Mode-to-bug-class mapping
Use the right VAST mode for the compiler subsystem you changed.
| Compiler change | VAST modes to run |
|---|---|
| Optimizer (constant folder, DCE) | --opt-check, --verify-all-passes, --stress |
| IR lowering | --ir-check, --metamorphic |
| Codegen (bytecode generation) | Deep differential, --opt-check |
| Data types / aliasing / runtime | --stateful, --concurrency |
| Exception handling | --exception-propagation |
| Concurrency runtime | --concurrency |
| Parser / formatter | --round-trip, round-trip RC gate |
| Performance / scalability | --large-programs, --mode continuous |
| New language feature | Deep mode with complete profile, --interaction-coverage |
Coverage as a steering tool
Coverage should drive testing choices, not just report status.
| Signal | What it means | Action |
|---|---|---|
| Low feature coverage | Generator or profile weakness | Add constructs to generator, run richer profiles |
| Low semantic coverage | Branch/value/behaviour gaps | Enable stress mode, run symbolic generation |
| Low interaction coverage | Missing combined constructs | Run complete profile with more programs |
| Low confidence but no mismatches | Insufficient exploration | Run continuous mode for longer, increase program count |
| Coverage plateau over multiple nights | Generator saturation | Switch profile weighting, add new generation families |
| Good coverage but repeated failures in one class | Subsystem weakness | Invest in targeted testing for that subsystem |
Failure classification and routing
Every VAST failure should be classified into a bucket with a standard response.
| Failure type | Identified by | Response |
|---|---|---|
| Optimizer bug | AST/IR/JVM-unopt agree, JVM-opt differs | Minimize, check optimizer passes, store corpus entry |
| Codegen bug | AST/IR agree, JVM differs | Minimize, check bytecode generation |
| AST/IR disagreement | AST differs from IR and JVM | Check AST interpreter correctness |
| Parser round-trip failure | Format-reparse produces different AST | Check formatter and parser |
| Pass verification failure | Single pass changes semantics | Isolate which pass, minimize |
| Large-program compile failure | Compilation timeout or crash | Check scalability, reduce program |
| Performance regression | Compile time exceeds threshold | Profile compiler, check for algorithmic regression |
| Infrastructure/tester failure | Path crash, VAST internal error | Check VAST code, not compiler |
For every failure: minimize it, tag it, store it in the corpus, and identify the likely subsystem.
Coverage adequacy policy
Coverage is useful only if it drives decisions. These thresholds define what counts as "enough".
RC-blocking thresholds
| Metric | Threshold | Action if below |
|---|---|---|
| Feature coverage (complete profile) | 100% | Generator bug: all enabled constructs must appear |
| Semantic coverage (deep mode) | 80% | Increase program count or enable --stress / --symbolic |
| Corpus replay pass rate | 100% | Regression: block release, investigate |
| Confidence score | No drop > 5 points from previous RC | Investigate cause of confidence loss |
| Pass verification | Zero mismatches | Optimizer bug: block release |
| Sabotage detection | All 4 modes detected | VAST infrastructure gap: fix before release |
Warning thresholds (non-blocking)
| Metric | Threshold | Action |
|---|---|---|
| Interaction coverage (complete) | Below 50% | Run more programs with complete profile |
| Semantic coverage stagnation | Same value for 3+ nights | Generator may be saturated: review profile weights |
| Bug yield decline | Zero new mismatches for 7+ nights | Normal if compiler is stable; flag if new features were added |
| Large-program timeout rate | Above 10% | Check for performance regression in codegen |
How to interpret coverage gaps
Coverage numbers are not goals in themselves. They are signals about generator quality and testing thoroughness.

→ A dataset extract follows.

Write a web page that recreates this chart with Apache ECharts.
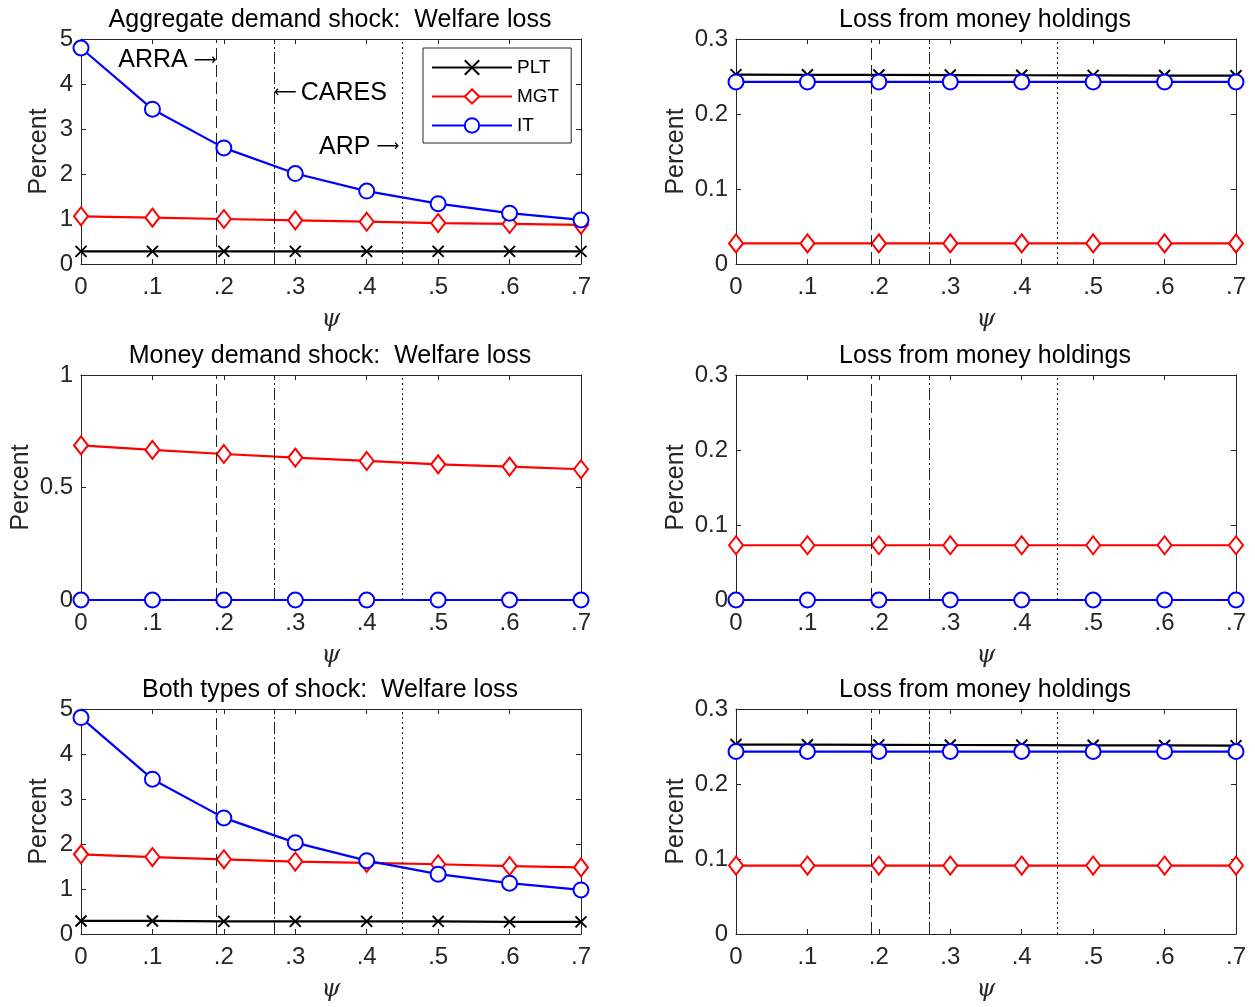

| Pattern | Interpretation | Action |
|---|---|---|
| High feature coverage, low semantic coverage | Generator uses all constructs but does not exercise interesting behaviours (edge values, error paths, deep nesting) | Enable --stress and --symbolic |
| High semantic coverage, low interaction coverage | Individual features are well-tested but combinations are not | Run the complete profile with larger program counts |
| High confidence, no mismatches | The system is working; normal state for a stable compiler | None required |
| Low confidence despite clean runs | Insufficient exploration | Increase program counts or run continuous mode for longer |
| Rising mismatch count | Active compiler bugs | Minimize, store, investigate. Do not release |
Release decision policy
A release decision should consume these signals:
| Signal | Release gate |
|---|---|
| Mismatch count | Zero unreduced new mismatches |
| Corpus replay | 100% pass rate (no regressions) |
| Confidence score | No drop beyond 5 points from previous release |
| Semantic coverage | Above 80% in deep mode |
| Interaction coverage | Above 50% in complete profile |
| Path health | All paths agree on calibration set |
| Performance trend | No compile-time regression above 25% |
| Large-program stability | No new crash or timeout regressions |
| Pass verification | All optimizer passes preserve semantics |
| Sabotage validation | All 4 sabotage modes detected |